The judgment is at its face a victory for protesters’ rights, sending a message to Ministries, police forces and other agents of public administration in Member States of the Council of Europe to abide by the rule of law and ensure that regulation exists before police action is taken. In terms of substance, however, its contribution to the discourse on democratic freedoms, and the need of such restrictions to freedom of assembly is marginal. The focus on legality leaves the question of future potential abuses open. In other words, the crucial ‘if’ of protest confinement techniques remains: what would happen if the law was sufficiently precise and sufficiently foreseeable, and still offered the possibility to ‘kettle’ protesters (as in fact is already the case, since in 2020 the relevant French policy was amended)? To what extent is the increasing use of violent confinement techniques employed by European police forces in the quelling of protests legitimate? And what about the remaining requirements of legitimacy of such interferences with fundamental rights, and in particular the necessity and proportionality tests, in light of the current situation of increasing police violence worldwide and the trend to legitimise the recent crackdowns on protesters – not only those who protest against the pension scheme reforms, but also those who protest against civilian deaths in Gaza?
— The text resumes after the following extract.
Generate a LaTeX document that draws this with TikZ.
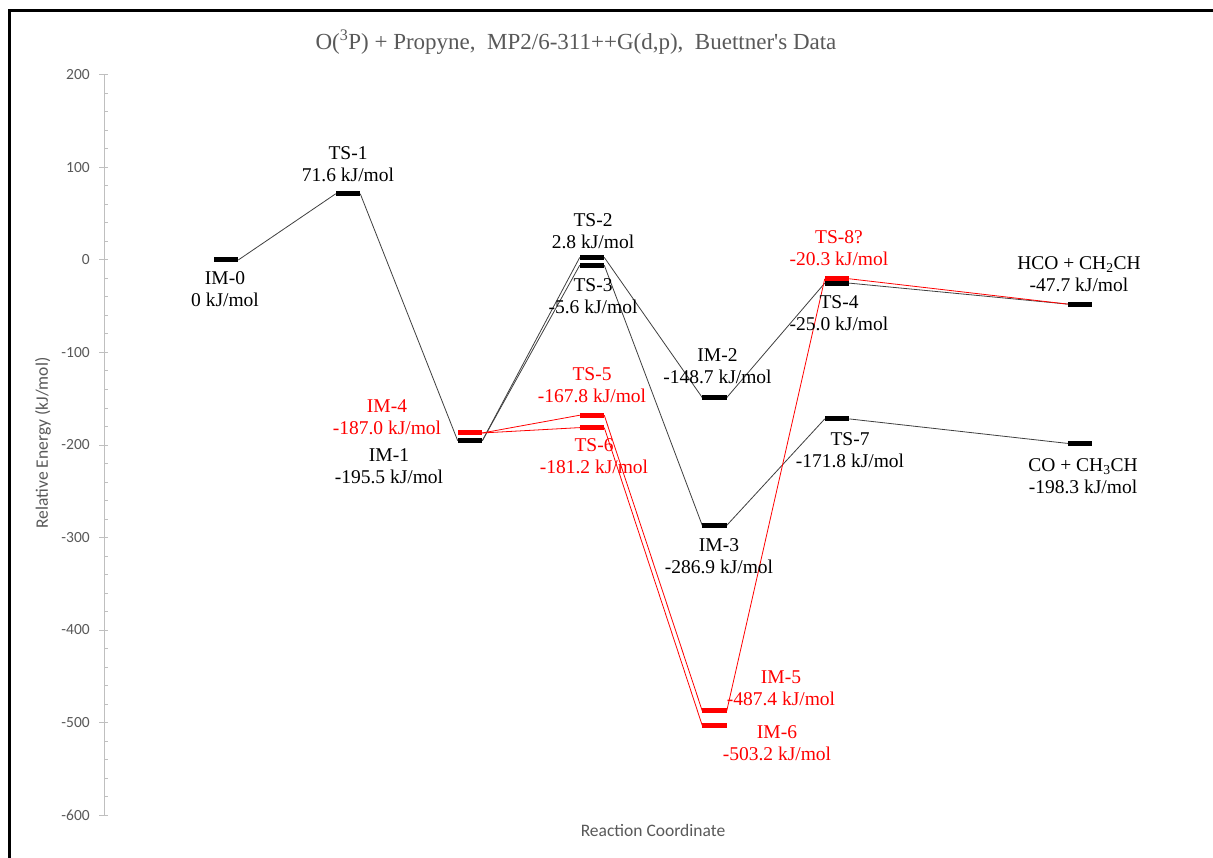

And what is the relationship between ‘public order’ and other public interests that are also increasingly mentioned as legitimate grounds by States to justify the continuous broadening of police powers – such as anti-terrorism laws, and other types of ‘gag laws’ aiming at minimizing activism and dissent (as I have argued elsewhere)? These important and urgent questions are not dealt with in this case.

[1] All quotes of the judgment in this note stem from the author’s own translation, as the judgment is only available in French.